Roosevelt, overjoyed but noting Taft’s larger vote, was quick to take moral advantage of it. “
In this fight,” he announced, “I am standing for certain great principles.… Foremost of these is the right of the people to rule.” He said he would order his delegates-at-large to switch their allegiance to the President.

By early May, with only four weeks of active campaigning left and 540 delegates needed to win the nomination,
The New York Times
estimated Taft’s complement at 468, Roosevelt’s at 232, and La Follette’s at 36. Senator Cummins of Iowa had a favorite-son slate of 10. The newspaper forecast that Taft would soon capture Nevada and Arkansas, followed by the primary states of Maryland and New Jersey. These, plus a swath of far-western states—Washington, Idaho, Montana, Utah, and Wyoming—should yield him over a hundred more delegates, and eliminate his challengers well before June.

The
Times
acknowledged, however, that a large number of delegates were neither pledged nor instructed, but just “leaning” toward one candidate or the other. Its editorial tilt was clear. There was no mention of the Colonel’s strong prospects in California and Minnesota, nor of his popularity in Ohio—birthplace of so many presidents (Taft included), and the most delegate-rich state of all. A primary was due to be held there on the twenty-fifth. Even if
Taft won elsewhere as the
Times
projected, failure to hold his native soil would almost certainly end his hopes of reelection.

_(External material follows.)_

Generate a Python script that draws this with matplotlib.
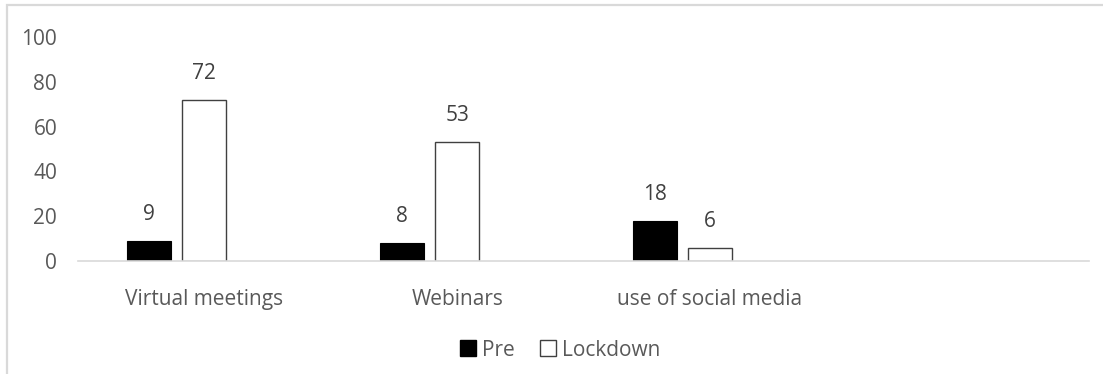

Over the next week, Roosevelt captured Maryland, Kansas, and Minnesota. Arkansas held two state conventions, one instructing its slate for him and the other for Taft. So another brace of rival delegations was added to the swelling number that intended to contest seats at the national convention. Roosevelt’s campaign team, ecstatic, calculated the President’s strength at only 175 bona fide delegates. This was a gross underestimate. But when, on 14 May, Roosevelt went on to sweep California, Taft put aside affairs of state for a final desperate stand in Ohio. “
If I am defeated,” he wrote his brother Horace, “I hope that somebody, sometime, will recognize the agony of spirit that I have undergone.”